Do you think that Latvia’s minorities will simply accept your ideas or will they stage big protests like they did over the more moderate reforms?
Those reforms weren’t more moderate, because they changed the rules in the middle of the game. Russians and other minorities in Latvia are a very diverse group. Many are already sending their children to Latvian schools because they want their children to live in Latvia, to be fluent in Latvian, and receive higher education in Latvian, because they see their future as being here in Latvia. Of course, there will always be a section of the community who are dissatisfied with a lot of things, but I don’t think that fear of such people is a real argument. There has to be dialogue, but there cannot be a constant backing down on all issues. A country that doesn’t respect itself and politicians who don’t respect themselves will not make society patriotic.
Are these issues relevant today? Mr Dombrovskis’ first priority will be economic reforms – are you prepared to get behind the painful decisions that will have to be made?
We are already involved in various groups working on the government declaration. In the election campaign business groups praised our economic programme as one of the best. There are many important economic reforms that need to be addressed, but we don’t agree with making other issues taboo. No one is going to forget about economics, but for our voters and also many Unity voters the sort of environment we live in is important. Will school children be raised as patriots? Will they be taught the history of Latvia and our national culture? A person who isn’t loyal to his or her country will be less productive in the workplace, and a number of studies show that culture has a very big impact on economics.
There have been discussions between Unity and Harmony Center about involving the latter in the coalition in some way. Can you see any way that you could be in the same coalition as Harmony Center?

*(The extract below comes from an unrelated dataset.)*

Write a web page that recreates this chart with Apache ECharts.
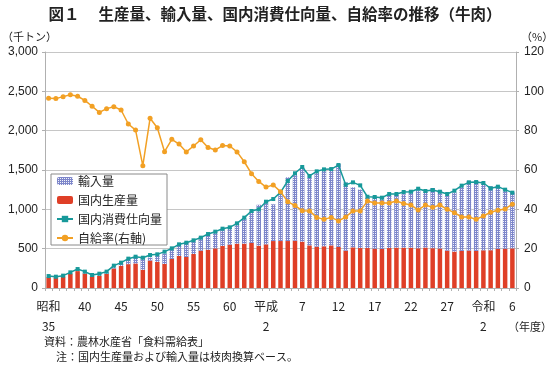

If Harmony Center changed, then we could consider it. They have to acknowledge the fact that Latvia was occupied. There cannot be a party in the government which has not accepted this - that would be the same as a party in Israel being in power which denies the Holocaust. They would also have to reject the idea of Russian as an official language. We also cannot accept that Harmony Center includes people who openly oppose Latvia’s independence, such as Alfreds Rubiks and his Socialist Party, who openly celebrate the anniversary of the occupying army entering Riga. We cannot accept the agreement that exists between Harmony Center and the undemocratic rulers of Russia, the United Russia Party. If these things were to be resolved, we would have no objections to Harmony Center or their leader Janis Urbanovics. What we object to is the ideology that this force represents. If there was a political grouping in Latvia with Russian surnames who didn’t espouse such principals, then I would have no hesitation in being friends with them.

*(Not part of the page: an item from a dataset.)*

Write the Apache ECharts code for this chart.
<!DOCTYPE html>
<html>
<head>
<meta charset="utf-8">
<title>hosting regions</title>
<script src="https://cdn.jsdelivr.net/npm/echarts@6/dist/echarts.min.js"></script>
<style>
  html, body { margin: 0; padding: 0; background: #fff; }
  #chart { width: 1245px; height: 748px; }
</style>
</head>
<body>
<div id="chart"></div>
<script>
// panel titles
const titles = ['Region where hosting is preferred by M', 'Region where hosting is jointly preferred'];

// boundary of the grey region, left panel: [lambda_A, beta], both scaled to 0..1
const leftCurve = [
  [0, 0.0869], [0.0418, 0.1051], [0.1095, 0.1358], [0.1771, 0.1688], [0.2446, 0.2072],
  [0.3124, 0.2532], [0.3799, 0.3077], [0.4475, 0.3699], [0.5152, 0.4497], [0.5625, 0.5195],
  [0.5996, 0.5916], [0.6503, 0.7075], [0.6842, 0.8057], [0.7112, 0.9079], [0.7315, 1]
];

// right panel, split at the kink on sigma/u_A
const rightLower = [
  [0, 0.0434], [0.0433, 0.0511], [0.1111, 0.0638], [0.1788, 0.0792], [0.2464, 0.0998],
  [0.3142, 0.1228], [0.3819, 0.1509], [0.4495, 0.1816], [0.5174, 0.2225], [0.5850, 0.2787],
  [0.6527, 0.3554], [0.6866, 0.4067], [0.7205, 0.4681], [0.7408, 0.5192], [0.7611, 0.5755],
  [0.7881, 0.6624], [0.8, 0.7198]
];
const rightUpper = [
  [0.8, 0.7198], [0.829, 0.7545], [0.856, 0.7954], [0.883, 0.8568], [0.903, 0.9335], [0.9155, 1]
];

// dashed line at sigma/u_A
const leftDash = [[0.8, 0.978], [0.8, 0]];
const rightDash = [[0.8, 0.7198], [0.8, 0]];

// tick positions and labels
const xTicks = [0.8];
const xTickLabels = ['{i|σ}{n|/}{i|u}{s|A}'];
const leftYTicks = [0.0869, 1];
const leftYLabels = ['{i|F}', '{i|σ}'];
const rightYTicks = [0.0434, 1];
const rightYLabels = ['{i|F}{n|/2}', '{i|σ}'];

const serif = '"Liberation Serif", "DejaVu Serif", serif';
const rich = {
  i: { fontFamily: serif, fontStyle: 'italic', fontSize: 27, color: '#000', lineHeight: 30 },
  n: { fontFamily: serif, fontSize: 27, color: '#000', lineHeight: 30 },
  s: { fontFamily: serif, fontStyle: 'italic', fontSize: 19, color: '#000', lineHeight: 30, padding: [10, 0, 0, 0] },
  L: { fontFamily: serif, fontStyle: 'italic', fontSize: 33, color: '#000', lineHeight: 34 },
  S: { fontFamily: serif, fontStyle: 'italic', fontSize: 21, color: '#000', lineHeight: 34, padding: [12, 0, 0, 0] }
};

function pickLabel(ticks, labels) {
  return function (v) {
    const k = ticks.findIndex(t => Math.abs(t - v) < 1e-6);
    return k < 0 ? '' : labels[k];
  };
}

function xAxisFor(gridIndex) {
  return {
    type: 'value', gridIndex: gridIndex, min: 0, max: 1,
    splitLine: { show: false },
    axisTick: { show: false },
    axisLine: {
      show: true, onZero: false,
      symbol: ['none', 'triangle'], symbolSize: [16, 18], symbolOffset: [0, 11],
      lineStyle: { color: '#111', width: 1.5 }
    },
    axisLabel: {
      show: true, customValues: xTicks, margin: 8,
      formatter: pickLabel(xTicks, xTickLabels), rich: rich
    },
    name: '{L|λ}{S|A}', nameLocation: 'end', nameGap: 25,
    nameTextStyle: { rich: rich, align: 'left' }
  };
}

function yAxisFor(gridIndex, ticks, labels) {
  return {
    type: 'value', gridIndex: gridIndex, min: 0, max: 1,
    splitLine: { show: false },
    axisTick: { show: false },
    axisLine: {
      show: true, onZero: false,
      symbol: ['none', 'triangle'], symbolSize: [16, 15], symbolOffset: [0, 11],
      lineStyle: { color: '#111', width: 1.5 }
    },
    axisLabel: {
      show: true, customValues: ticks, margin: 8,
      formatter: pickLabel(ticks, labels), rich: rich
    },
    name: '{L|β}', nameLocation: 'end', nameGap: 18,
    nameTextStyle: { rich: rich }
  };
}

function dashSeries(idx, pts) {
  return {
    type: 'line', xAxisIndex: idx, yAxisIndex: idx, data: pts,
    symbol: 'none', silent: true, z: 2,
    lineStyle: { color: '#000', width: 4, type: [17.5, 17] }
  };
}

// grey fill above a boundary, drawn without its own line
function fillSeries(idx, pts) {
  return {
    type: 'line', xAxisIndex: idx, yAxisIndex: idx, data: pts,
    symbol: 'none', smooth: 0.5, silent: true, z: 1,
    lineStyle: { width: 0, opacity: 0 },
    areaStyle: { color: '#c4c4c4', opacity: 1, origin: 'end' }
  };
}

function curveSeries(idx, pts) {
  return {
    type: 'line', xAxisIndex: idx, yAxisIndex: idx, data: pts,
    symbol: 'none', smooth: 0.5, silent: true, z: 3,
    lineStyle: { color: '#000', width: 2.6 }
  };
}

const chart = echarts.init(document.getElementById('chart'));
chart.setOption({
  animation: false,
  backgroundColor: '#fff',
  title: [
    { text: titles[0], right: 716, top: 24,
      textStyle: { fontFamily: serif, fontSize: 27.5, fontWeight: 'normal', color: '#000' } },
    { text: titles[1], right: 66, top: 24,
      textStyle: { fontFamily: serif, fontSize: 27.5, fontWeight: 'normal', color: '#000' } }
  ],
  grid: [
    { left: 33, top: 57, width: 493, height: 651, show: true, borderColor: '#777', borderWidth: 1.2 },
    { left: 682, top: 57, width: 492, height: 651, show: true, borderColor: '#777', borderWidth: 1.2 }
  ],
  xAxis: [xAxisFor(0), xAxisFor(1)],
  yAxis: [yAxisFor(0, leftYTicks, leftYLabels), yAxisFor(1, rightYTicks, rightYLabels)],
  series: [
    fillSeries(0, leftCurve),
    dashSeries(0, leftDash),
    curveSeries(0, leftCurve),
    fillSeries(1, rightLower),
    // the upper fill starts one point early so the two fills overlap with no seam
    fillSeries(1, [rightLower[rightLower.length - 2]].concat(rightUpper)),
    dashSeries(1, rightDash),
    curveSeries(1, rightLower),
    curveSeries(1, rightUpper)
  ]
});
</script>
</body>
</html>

I’m sure they could make a similar list of demands from you. Is it reasonable to expect the other side to cut off their left or right arm in order to cooperate?
That’s the question. If Harmony Center’s imperialistic stance is like their left or right arm, then it would be suicidal to accept them into the government. This is both a practical and a moral question – can people who were tortured and had their lives destroyed by the Soviet regime accept having a party in the government that celebrates the entry of the occupation army? We are a democratic country, and I think the majority of Latvia’s citizens have made their views on this matter clear.